Developing a conceptual model of a physical system, it is natural to create a mathematical model that will enable you to estimate the quantitative behavior of the system, whether it is a skyscraper, spaceship to Mars, forecasting financial data, computer animation or artificial intelligence.
Optimization seeks to identify the best solution given a set of constraints, including time, cost, materials used and sources. High Performance Computing is the practice of using massive amounts of computing resources to automate these calculations.
Sunfish Studio, LLC (“Sunfish”) is an innovator, and they are working with the semiconductor companies as early adopters to revitalize a stagnant industry. Sunfish is an early stage company creating new and radical solutions for High Performance Computing by using the untapped branch of applied science called Modal Interval Arithmetic (MIA). It is a privately owned Minnesota limited liability company located in Minneapolis, Minnesota.
Nathan Hayes, Inventor of MIA Applications
Nathan Hayes, President, Chairman and CTO, served as an active member of the committee that produced the recently published IEEE Standard 1788 for Interval Arithmetic. He is also the inventor and author of a portfolio of 15 issued and 17 pending patents related to key commercial applications of Modal Interval Arithmetic (MIA).
Mr. Hayes says, “Introducing a new technology is a big task for an entire industry. As the market pain grows worse, our patented MIA technology becomes more relevant and valuable.” Sunfish believes in patience, faith and perseverance.
According to Hayes, present-day technology is floating-point arithmetic, which is used to solve optimization problems, but rounding errors can accumulate over time to produce catastrophic failures, which makes it unable to get accurate, efficient or reliable results.
MIA, Key to Optimization problems
MIA provides guaranteed accuracy, and can prove the existence or nonexistence of a solution – even if it is highly nonlinear – to within any user specified tolerance.
In 2005, the semiconductor industry hit a wall when the clock speed plateaued while miniaturization continued. The resulting trend increases the number of processors on a chip but not the computational efficiency.
With floating-point arithmetic, a well-known law of diminishing returns known as “Amdahl’s Law” makes it hard to keep all of these processors busy. A typical result is 5% efficiency, while 95% consume energy and produce heat while sitting idle.

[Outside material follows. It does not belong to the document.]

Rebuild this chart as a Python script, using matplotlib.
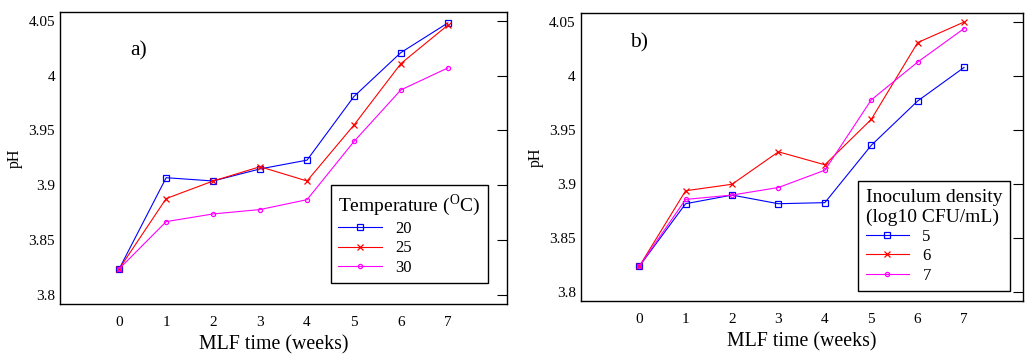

MIA is the key to a new way of designing software in a highly parallel manner. Software designed with MIA can avoid the law of diminishing returns and keep thousands of processors busy producing maximum speedups in such a way speed can increase proportionately to the number of available processors.
Simple and Cost Effective
Sunfish came up with the vision to harness the radical power of MIA to solve the problems formerly believed to be unsolvable, with the mission to revitalize the industry by adopting MIA technology.
Sunfish’s current focus is the semiconductor companies. MIA can be inserted into existing hardware processors as a low cost and low risk incremental improvement that is backwards compatible with current computing standards.